19 Mart günü geldiler, Ekrem Başkanı aldılar, götürdüler. Açtılar, dediler ki: “Bir gizli tanık var, bu her şeyi itiraf etti. Gizli tanığımızın adı Meşe. O böyle diyor, ne diyorsun?” Ekrem Başkan dedi ki: “Yalan.” “Meşe böyle diyor, böyle diyor, böyle diyor, ne diyorsun?” “Hepsi yalan.” 19 Mart’ta 3 tane gizli tanık vardı: Meşe, Ladin, Çınar. Üç odun. Bunlar bir sürü şeyi söylemiş; Ekrem Başkan hakkında ifadeler vermiş. 23’ünde tutukladılar, 8 ay sonra iddianame yazdılar; Meşe yok. Nerede bu Meşe? Meşe kafayı yemiş. Kimi diyor intihar etti, kimi diyor öldü, kimi diyor kaçtı, kimi diyor İngiltere’den alınamadı, garip’miş. Bu iftiraları peşin peşin attırdıkları Meşe’yi iddianameye koymamışlar. 19 Mart günü ortada olmayan “İlke” diye birine Meşe’nin söylediğini kopyalayıp yapıştırdılar.

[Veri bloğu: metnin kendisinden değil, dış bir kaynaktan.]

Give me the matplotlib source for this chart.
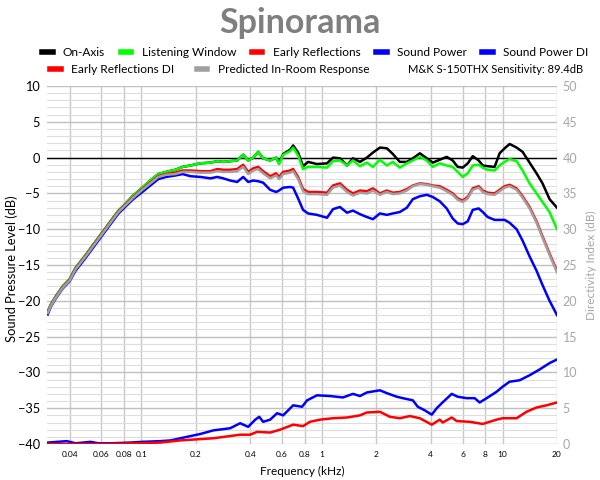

Bakın Sultangazi’nin güzel insanları; gizli tanık bir gerçek kişidir. Sadece yüzü gizlenir, sesi gizlenir. Söylediğine göre kanıt bulunursa işlem yapılır, bulunmazsa onun da söylediğinin kıymeti yoktur. Ama gerçek kişi olacak tanık, 8 ay önce konuşan o gizli ön yüz insanı; bugün 8 ay sonra “Ben tanık değilmişim, anlamadım, ama laflar Meşe demedi, ilke dedi” diyemez. Yahu futbol maçında oyuncu değiştirilir, oyundur; basket maçında oyuncu değiştirilir, oyundur; tiyatroda bir oyuncu hasta olur, yerine başka oyuncu koyulur, oyundur. Mahkemede tanık değiştirilir mi? Aynı kişi gidip yerine başka isimle aynı kişi gelir mi? Demek ki savcı 'oyuncu' getiriyorsa bu da oyundur, bu da kurgudur, bu da yalandır; suçüstü yakalanmışsındır.